Quite solid in price/friendliness/quality.


Kroger is currently running trials of meal kits in select Cincinnati-area stores (their home turf). They cost $14 for the same amount of food as a $20 Blue Apron 2-serving recipe, and most of the ingredients are pre-chopped. The recipes are less "exotic" than BA though. More details can be found here: https://www.forbes.com/sites/bryanpearson/2017/05/17/krogers...


In other countries, supermarket chains are already doing this[0]. Wonder why the big actors in the US are so slow to compete.

[0] https://www.ica.se/handla-online/ica-matkassen/ https://www.coop.se/handla-online/matkasse/ https://www.citygross.se/mat/matkasse/klassisk-matkasse/ https://www.hemkop.se/matkassar


At least one big supermarket already has. Costco has a great selection of prepared, near-prepared (stick in oven), and frozen foods that are tastier and cheaper than Blue Apron. If meal kits become a huge market, I expect Costco will enter.


Prepared, near-prepared, and frozen meals are a different product than Blue Apron. Blue Apron is raw ingredients that you have to prepare yourself.
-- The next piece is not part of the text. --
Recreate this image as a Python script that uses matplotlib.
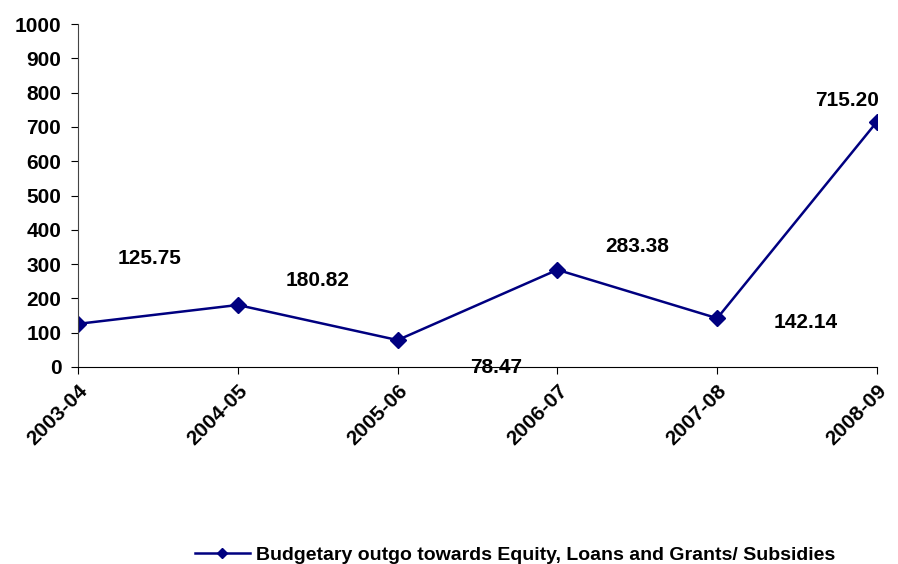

We have this already in the Netherlands. Albert Heijn is the biggest supermarket here, they have raw ingredients grouped in boxes for different recipes like soups, lasagnas, etc. I know I pay more than if I bought the ingredients one by one, but hey, sometimes you do it. They also do home deliveries, have express checkouts, and now they will experiment with something like Amazon Go.


There are two reasons I like Blue Apron:

1) Here and there they have recipes involving ingredients not easily found in local stores 2) They deliver it to me

If I have to go to the store anyways, and presumably using ingredients they have there already, it has no value to me.


> Why have your ingredients mailed to you when a supermarket on your way home will offer the same thing for 50% cheaper?

Because, based on supermarket prices for similarly sized packages, it won't be 50% of the cost, and because the additional time for a supermarket stop takes up enough time to basically make it a wash, considering the money value of time, for people in the target market even if it was 50%.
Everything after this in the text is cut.